UpdateRequestStateEntriesWithSampleResults
void UpdateRequestStateEntriesWithSampleResults(
const std::vector<RequestStateEntry>& rsentries_for_sample,
const std::vector<bool>& rsentry_activated,
const std::vector<SampleResult>& sample_results);
Updates committed tokens in request model states based on sampling results. For first-time prefilled requests, also records the prefill finish time in the request metrics.
GetConcatPrefillInputData
std::vector<int32_t> GetConcatPrefillInputData(const RequestModelState& mstate);
Concatenates all tokenized input data from a RequestModelState into a single flat vector of token IDs. Returns an empty vector if untokenized data is present (since untokenized data cannot be concatenated as integer tokens).
PopPrefillInputData
void PopPrefillInputData(const RequestModelState& mstate, size_t num_tokens);
Removes the first num_tokens prefix tokens from the input data array of a RequestModelState. Used after prefix cache matching to skip tokens that are already cached.

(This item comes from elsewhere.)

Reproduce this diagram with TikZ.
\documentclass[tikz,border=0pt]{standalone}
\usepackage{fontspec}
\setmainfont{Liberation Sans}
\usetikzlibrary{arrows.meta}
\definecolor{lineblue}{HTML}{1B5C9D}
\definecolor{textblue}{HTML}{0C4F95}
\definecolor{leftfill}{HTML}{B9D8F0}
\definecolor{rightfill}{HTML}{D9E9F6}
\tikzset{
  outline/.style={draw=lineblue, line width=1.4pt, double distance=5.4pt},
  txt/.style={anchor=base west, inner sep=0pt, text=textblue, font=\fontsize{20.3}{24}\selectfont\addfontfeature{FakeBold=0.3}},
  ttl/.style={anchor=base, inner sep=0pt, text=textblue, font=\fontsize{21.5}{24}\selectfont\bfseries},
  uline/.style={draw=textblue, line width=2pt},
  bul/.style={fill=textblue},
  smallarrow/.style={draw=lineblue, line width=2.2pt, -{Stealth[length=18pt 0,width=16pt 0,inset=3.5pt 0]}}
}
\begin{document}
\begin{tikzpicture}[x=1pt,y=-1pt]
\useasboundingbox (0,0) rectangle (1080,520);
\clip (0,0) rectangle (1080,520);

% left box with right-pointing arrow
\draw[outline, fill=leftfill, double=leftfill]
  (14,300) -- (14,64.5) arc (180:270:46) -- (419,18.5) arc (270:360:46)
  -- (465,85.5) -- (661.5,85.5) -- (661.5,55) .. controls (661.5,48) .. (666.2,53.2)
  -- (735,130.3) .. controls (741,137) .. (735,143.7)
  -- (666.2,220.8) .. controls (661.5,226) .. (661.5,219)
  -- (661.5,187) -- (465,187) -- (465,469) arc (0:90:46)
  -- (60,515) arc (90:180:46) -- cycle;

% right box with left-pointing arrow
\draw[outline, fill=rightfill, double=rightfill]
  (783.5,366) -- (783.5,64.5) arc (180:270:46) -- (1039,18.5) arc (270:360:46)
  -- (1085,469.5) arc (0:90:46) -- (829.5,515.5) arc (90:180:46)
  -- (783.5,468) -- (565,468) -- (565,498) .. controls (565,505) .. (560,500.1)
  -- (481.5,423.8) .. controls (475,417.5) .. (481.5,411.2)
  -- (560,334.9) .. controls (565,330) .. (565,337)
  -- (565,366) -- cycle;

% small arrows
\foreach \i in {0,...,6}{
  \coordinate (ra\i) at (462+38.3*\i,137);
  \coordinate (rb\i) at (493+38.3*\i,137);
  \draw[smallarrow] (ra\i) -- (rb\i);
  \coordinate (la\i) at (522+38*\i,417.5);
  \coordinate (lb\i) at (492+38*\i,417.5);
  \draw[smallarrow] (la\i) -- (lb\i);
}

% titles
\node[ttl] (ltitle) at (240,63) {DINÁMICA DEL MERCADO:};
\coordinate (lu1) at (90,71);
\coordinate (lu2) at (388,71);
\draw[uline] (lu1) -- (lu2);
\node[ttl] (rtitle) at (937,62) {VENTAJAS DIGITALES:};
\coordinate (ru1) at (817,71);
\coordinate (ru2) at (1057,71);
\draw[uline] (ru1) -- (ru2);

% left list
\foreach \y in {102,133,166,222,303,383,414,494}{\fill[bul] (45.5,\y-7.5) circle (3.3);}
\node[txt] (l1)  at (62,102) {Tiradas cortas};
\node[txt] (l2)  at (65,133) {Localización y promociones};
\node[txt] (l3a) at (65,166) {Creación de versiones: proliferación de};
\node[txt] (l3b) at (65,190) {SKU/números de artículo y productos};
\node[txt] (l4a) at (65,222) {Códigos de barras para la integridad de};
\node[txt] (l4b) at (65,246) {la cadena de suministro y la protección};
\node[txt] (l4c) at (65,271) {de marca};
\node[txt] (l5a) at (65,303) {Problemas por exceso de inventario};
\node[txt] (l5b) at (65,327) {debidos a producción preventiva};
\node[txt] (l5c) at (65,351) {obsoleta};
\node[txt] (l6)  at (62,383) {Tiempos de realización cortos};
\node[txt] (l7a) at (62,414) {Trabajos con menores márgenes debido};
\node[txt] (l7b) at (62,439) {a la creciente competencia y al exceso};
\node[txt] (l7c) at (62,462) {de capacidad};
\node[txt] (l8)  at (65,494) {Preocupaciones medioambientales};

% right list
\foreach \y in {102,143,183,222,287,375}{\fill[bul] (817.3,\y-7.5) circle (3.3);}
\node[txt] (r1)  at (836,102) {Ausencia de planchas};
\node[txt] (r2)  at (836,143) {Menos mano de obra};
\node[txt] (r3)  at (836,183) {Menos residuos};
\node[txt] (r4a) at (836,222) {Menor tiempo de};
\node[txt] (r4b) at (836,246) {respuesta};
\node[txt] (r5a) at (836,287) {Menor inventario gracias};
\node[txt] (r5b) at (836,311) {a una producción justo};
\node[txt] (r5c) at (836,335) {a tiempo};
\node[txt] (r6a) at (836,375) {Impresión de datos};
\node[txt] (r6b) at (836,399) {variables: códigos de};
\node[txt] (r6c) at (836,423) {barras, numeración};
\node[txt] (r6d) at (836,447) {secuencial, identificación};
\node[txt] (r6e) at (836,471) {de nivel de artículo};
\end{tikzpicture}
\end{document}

MatchPrefixCache (Pure Virtual)
virtual int MatchPrefixCache(EngineState estate, PrefillInput* input) = 0;
Abstract method that subclasses must implement to perform prefix cache matching. When a request's input tokens match a prefix already in the KV cache, this method skips redundant computation by forking from the cached state. Returns the matched prefix length.
Member Variables
| Member | Type | Description |
|---|---|---|
models_ |
Array<Model> |
The models to run prefill on |
engine_config_ |
EngineConfig |
The engine configuration |
kv_state_kind_ |
KVStateKind |
The type of KV state (e.g., standard, paged) |
sliding_window_sizes_ |
std::vector<int> |
Per-model sliding window sizes |
trace_recorder_ |
Optional<EventTraceRecorder> |
Optional event trace recorder |
Free Function: HasPrefillSpace
bool HasPrefillSpace(int num_required_pages, bool sliding_window_enabled, int new_batch_size,
int num_available_pages, int current_total_seq_len, int total_input_length,
int max_total_sequence_length);
A standalone utility function that checks whether the KV cache has sufficient spare capacity for a prefill operation, considering the number of required pages, current total sequence length, and the maximum total sequence length limit.
Design Notes
- The abstract
MatchPrefixCachemethod enables different prefix cache strategies (e.g., radix-tree based, hash-based) to be plugged into the same prefill pipeline. - Chunked prefill support (via
ChunkPrefillInputDataandPopPrefillInputData) allows long prompts to be processed incrementally, preventing out-of-memory conditions and enabling better batching. - The
PrefillInput::is_decodeflag handles the case where a "prefill" action actually needs to perform a decode step (e.g., when the input is already fully cached and only a single new token needs to be processed).